The ice cream parlour was a popular part of the store. There were tables, chairs and the soda fountain. A sink was in behind to wash the dishes, which Marshallene did at a young age. There was plenty of ice cream selection with flavours of vanilla, chocolate, strawberry, butterscotch, ripple and orange, along with strawberry, chocolate and butterscotch sundaes and milkshakes to drink. A scoop in an ice cream cone was five cents.
“We also made ice cream sodas,” says Marshallene. “We put in a scoop of ice cream, then the sauce and the soda water and gave it a stir. We added a straw and a long handle spoon. I can remember a man name Bert Belsher came in on Saturday nights and ate a brick of ice cream. It came in a cardboard box and we put it on a plate to serve. We sold Borden’s Ice Cream.”
There were shelves for the glassware that were used for the sundaes and big tall glasses for the sodas and milkshakes.
“We sold cosmetics, perfume and all that kind of stuff. There was the candy counter with chocolate bars, gum and what you would call loose candy, so candy we sold by the pound and chocolate drops, they were my favorite. There was a cash register and a scale where we weighed things. Behind that counter were the patented drugs like aspirin, cough syrup, rubbing alcohol and bandages.”
People could also find a shelf of cigarettes, along with an ice-filled drink cooler with glass bottles of Coca-Cola, Ginger-Ale, Orange Crush and Cream Soda. The racks of magazines and comics were a big seller. The train would come to the station in town and that’s how the newspapers arrived at the store.
“Mr. Schwartz, he had a horse and wagon and he brought the mail from the station and the papers. He never stopped at the corner, you went out and grabbed the bundle of papers off the wagon and took it in,” says Marshallene. “People paid by the month for the paper, and we would write all their names on the Ottawa Journal or Ottawa Citizen. The Journal had the bigger stack.”
In 1943, Sarah Harris passed away, which meant Marshallene’s brother, John, was allowed to leave the army to help their grandfather, Andrew Sly to run the store.
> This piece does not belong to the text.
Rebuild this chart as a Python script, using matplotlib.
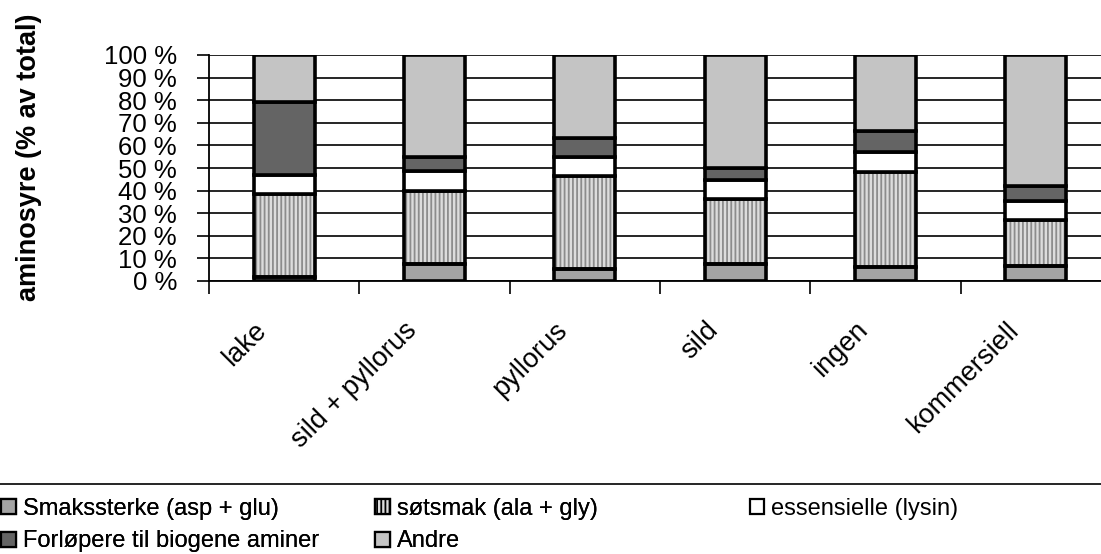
import matplotlib

matplotlib.use("Agg")
import matplotlib.pyplot as plt
from matplotlib.lines import Line2D
from matplotlib.patches import Patch

plt.rcParams["font.family"] = ["Liberation Sans", "DejaVu Sans"]
plt.rcParams["hatch.linewidth"] = 1.3

categories = ["lake", "sild + pyllorus", "pyllorus", "sild", "ingen", "kommersiell"]
series_names = [
    "Smakssterke (asp + glu)",
    "søtsmak (ala + gly)",
    "essensielle (lysin)",
    "Forløpere til biogene aminer",
    "Andre",
]
smakssterke = [1.8, 7.5, 5.3, 7.5, 6.0, 6.5]
sotsmak = [36.6, 32.5, 41.3, 28.7, 42.4, 20.4]
essensielle = [8.5, 8.8, 8.4, 8.5, 8.5, 8.4]
forlopere = [32.1, 5.9, 8.4, 5.2, 9.6, 6.8]
andre = [21.0, 45.3, 36.6, 50.1, 33.5, 57.9]
yticks = [0, 10, 20, 30, 40, 50, 60, 70, 80, 90, 100]

series = [smakssterke, sotsmak, essensielle, forlopere, andre]
faces = ["#a4a4a4", "#dcdcdc", "#ffffff", "#646464", "#c4c4c4"]
hatches = [None, "||||", None, None, None]

fig = plt.figure(figsize=(11.01, 5.54), dpi=100)
# plot area runs past the right edge of the picture, as in the original
ax = fig.add_axes([209 / 1101, 1 - 281 / 554, 902 / 1101, 226 / 554])

x = list(range(len(categories)))
width = 0.405
bottom = [0.0] * len(categories)
for vals, face, hatch in zip(series, faces, hatches):
    if hatch:
        ax.bar(x, vals, width, bottom=bottom, color=face, hatch=hatch,
               edgecolor="#8c8c8c", linewidth=0, zorder=3)
        ax.bar(x, vals, width, bottom=bottom, fill=False,
               edgecolor="black", linewidth=2.6, zorder=4)
    else:
        ax.bar(x, vals, width, bottom=bottom, color=face,
               edgecolor="black", linewidth=2.6, zorder=4)
    bottom = [b + v for b, v in zip(bottom, vals)]

ax.set_xlim(-0.5, len(categories) - 0.5)
ax.set_ylim(0, 100)
ax.set_yticks(yticks)
ax.set_yticklabels([f"{t} %" for t in yticks], fontsize=18.5)
ax.yaxis.grid(True, color="black", linewidth=1.2, zorder=0)
ax.set_axisbelow(True)

# category labels, rotated, ending just left of the bar centre
ax.set_xticks(x)
ax.set_xticklabels([""] * len(categories))
for i, cat in enumerate(categories):
    ax.annotate(cat, xy=(i, 0), xycoords=("data", "axes fraction"),
                xytext=(-22, -26), textcoords="offset points", fontsize=19.5,
                rotation=45, ha="right", va="top", rotation_mode="anchor",
                annotation_clip=False)
ax.set_xticks([i - 0.5 for i in range(len(categories) + 1)], minor=True)
ax.tick_params(axis="x", which="major", length=0)
ax.tick_params(axis="x", which="minor", length=9, width=1.2, direction="out")
ax.tick_params(axis="y", length=9, width=1.2, direction="out", pad=14)

for side in ["top", "right"]:
    ax.spines[side].set_visible(False)
ax.spines["left"].set_linewidth(1.3)
ax.spines["bottom"].set_linewidth(1.3)

fig.text(29 / 1101, 1 - 157 / 554, "aminosyre (% av total)", rotation=90,
         fontsize=19.5, fontweight="bold", ha="center", va="center")

# legend separator line
fig.add_artist(Line2D([0, 1], [1 - 484 / 554] * 2, transform=fig.transFigure,
                      color="black", linewidth=1.2))

handles = []
for name, face, hatch in zip(series_names, faces, hatches):
    handles.append(Patch(facecolor=face, edgecolor="black", linewidth=1.6,
                         hatch=hatch, label=name))

order = [0, 3, 1, 4]
leg_kw = dict(frameon=False, fontsize=17, handlelength=0.6, handleheight=0.6,
              handletextpad=0.3, borderaxespad=0, borderpad=0.2)
leg1 = fig.legend([handles[i] for i in order], [series_names[i] for i in order],
                  ncol=2, loc="upper left", bbox_to_anchor=(-0.003, 1 - 493 / 554),
                  columnspacing=2.4, labelspacing=0.45, **leg_kw)
fig.add_artist(leg1)
fig.legend([handles[2]], [series_names[2]], loc="upper left",
           bbox_to_anchor=(745 / 1101, 1 - 493 / 554), **leg_kw)

fig.savefig("out.png", dpi=100)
As Andrew grew older and spent less time working, John eventually made the decision to sell. Weldon Hobbs took over in 1950. The Drugstore had stayed in Marshallene’s family for 20 years.
Weldon Hobbs did not keep the business long and eventually Larry Lamb ran the operation. Marshallene remembers Lamb when she worked, “Larry was the traveller for the National Drug Company in Ottawa. He would come up and take our orders on the Patented Drugs for whatever we needed. We got to know the family really well.”
After Larry Lamb was Keith Horner’s Shop. Keith was also the man behind the hockey team name, ‘Shawville Pontiacs,’ which still remains till this day.
Recollections about Keith’s shop came in from Ottawa, N.S and Maine. Kim Murray and Dawn Hearty were frequent visitors. Kathy Murray and Lynn Coutts shopped as Friday night regulars with BBQ peanuts, Teen Beat magazines and chocolate chunks as their purchases. Shawville Mayor, Sandra Murray, bought chocolates and magazines for Christmas gifts and for Shawville Councillor, Bill McCleary, he remembers the display of warm nuts (cashews etc.) The blue and white wrapping paper comes to mind for Janet McCord and for Rhonda Morrison and Karen Campbell they think about sponge toffee and Archie comics for 12 cents. While Wendy Horner spent a lot of money on magazines, make-up, BBQ peanuts and chocolate chunks
Other businesses occupied the corner after Keith stopped working, but things slowly faded. That brings us to the vacant building we see today. It doesn’t mean there isn’t lots of history. There will be more stories to come.
This is just a snapshot in time, after all.